Indeed, Luft does not contend on this appeal, and apparently did not contend below, that defendants had failed in any respect to produce documents that related to ownership. Rather, in his reply to defendants' opposition to the motion to strike, Luft stated only that defendants had failed to produce documents in category 1; there was no mention of category 3 or documents relating to ownership. Similarly, on this appeal, he points out that defendants had refused to produce any documents with respect to category 1, which related to the manufacture, sale, marketing, and distribution of the recordings, and he states that the district court ordered defendants to produce "those" documents. Yet as to defendants' production of the documents described in category 1 of the request, the court made no finding whatever.

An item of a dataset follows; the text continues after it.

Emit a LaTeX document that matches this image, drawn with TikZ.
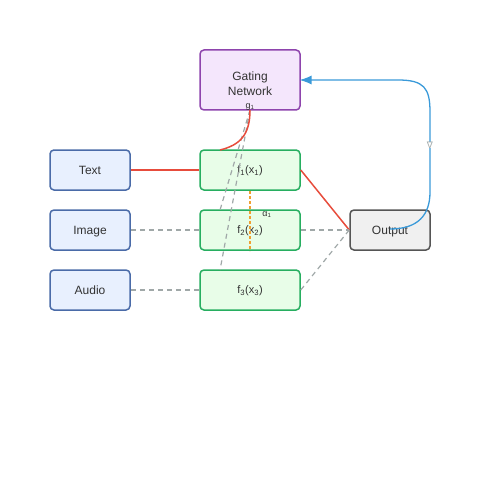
\documentclass[tikz,border=0pt]{standalone}
\usepackage{fontspec}
\setmainfont{Liberation Sans}
\newfontfamily\dv{DejaVu Sans}
\usetikzlibrary{arrows.meta}
\definecolor{txt}{HTML}{333333}
\definecolor{inFill}{HTML}{E8F0FE}
\definecolor{inDraw}{HTML}{4A6BA8}
\definecolor{exFill}{HTML}{E8FDE8}
\definecolor{exDraw}{HTML}{27AE60}
\definecolor{gFill}{HTML}{F4E6FC}
\definecolor{gDraw}{HTML}{8E44AD}
\definecolor{oFill}{HTML}{F0F0F0}
\definecolor{oDraw}{HTML}{555555}
\definecolor{act}{HTML}{E74C3C}
\definecolor{idle}{HTML}{A0A8A8}
\definecolor{fb}{HTML}{3A9AD9}
\definecolor{wt}{HTML}{F0A030}
\tikzset{
  box/.style={draw, line width=1.5pt, rounded corners=4pt, inner sep=0pt, text=txt, font=\fontsize{12}{15}\selectfont, align=center, text depth=0pt},
  inbox/.style={box, fill=inFill, draw=inDraw, minimum width=80pt, minimum height=40pt},
  exbox/.style={box, fill=exFill, draw=exDraw, minimum width=100pt, minimum height=40pt, font=\fontsize{11}{13}\selectfont},
  gbox/.style={box, fill=gFill, draw=gDraw, minimum width=100pt, minimum height=60pt},
  obox/.style={box, fill=oFill, draw=oDraw, minimum width=80pt, minimum height=40pt},
  actline/.style={draw=act, line width=1.5pt},
  idleline/.style={draw=idle, line width=1.2pt, dash pattern=on 5pt off 4pt},
  small/.style={font=\fontsize{9}{10}\selectfont, text=txt, inner sep=0pt},
}
\begin{document}
\begin{tikzpicture}[x=1pt,y=-1pt]
\useasboundingbox (0,0) rectangle (500,500);
\node[gbox] (gate) at (250,80) {};
\node[text=txt, font=\fontsize{12}{15}\selectfont, align=center, inner sep=0pt] (gatetxt) at (250,83.5) {Gating\\Network};
\node[inbox] (text) at (90,170) {Text};
\node[inbox] (image) at (90,230) {Image};
\node[inbox] (audio) at (90,290) {Audio};
\node[exbox] (e1) at (250,170) {f\textsubscript{1}(x\textsubscript{1})};
\node[exbox] (e2) at (250,230) {f\textsubscript{2}(x\textsubscript{2})};
\node[exbox] (e3) at (250,290) {f\textsubscript{3}(x\textsubscript{3})};
\node[obox] (out) at (390,230) {Output};
\coordinate (gb) at (250,110);
\coordinate (e1t) at (220,150);
\coordinate (e2t) at (220,210);
\coordinate (e3t) at (220,270);
\coordinate (fbs) at (390,229);
\coordinate (gin) at (299.5,80);
% inputs
\draw[actline] (text.east) -- (e1.west);
\draw[idleline] (image.east) -- (e2.west);
\draw[idleline] (audio.east) -- (e3.west);
% to output
\draw[actline] (e1.east) -- (out.west);
\draw[idleline] (e2.east) -- (out.west);
\draw[idleline] (e3.east) -- (out.west);
% gating
\draw[idleline] (gb) -- (e2t);
\draw[idleline] (gb) -- (e3t);
\draw[actline] (gb) .. controls (250,135) and (240,145) .. (e1t);
\draw[draw=wt, line width=1.3pt, dash pattern=on 3pt off 2pt] (e1.south) -- (e2.south);
\node[small] (alab) at (267,215) {α\textsubscript{1}};
\node[small, anchor=south] (glab) at (250,111) {g\textsubscript{1}};
% feedback
\draw[draw=fb, line width=1.3pt, -{Latex[length=12pt,width=9pt]}]
  (fbs) .. controls (418,229) and (430,215) .. (430,192) -- (430,112)
  .. controls (430,88) and (424,80) .. (398,80) -- (gin);
\node[small, text=idle, fill=white] (flab) at (430,145) {\dv ∇};
\end{tikzpicture}
\end{document}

The district court's instructions at the April 10, 1987 pretrial conference apparently indicated that defendants could successfully defend the Rule 37 motion if, by the return date, they fully complied with the court's prior discovery orders. Pugliese argues that defendants had completed the production of category 1 documents by April 24, 1987, the return date of the motion; Luft disputes this contention. The findings of the district court did not address this issue.
In sum, as to the category of documents in controversy, the court made no findings; as to the category of documents discussed in the December 1987 Decision, the finding is clearly erroneous. We therefore remand to the district court for further findings as to Pugliese's compliance with the court's discovery orders.
For the above reasons, we vacate the judgment of the district court and remand for further proceedings not inconsistent with this opinion.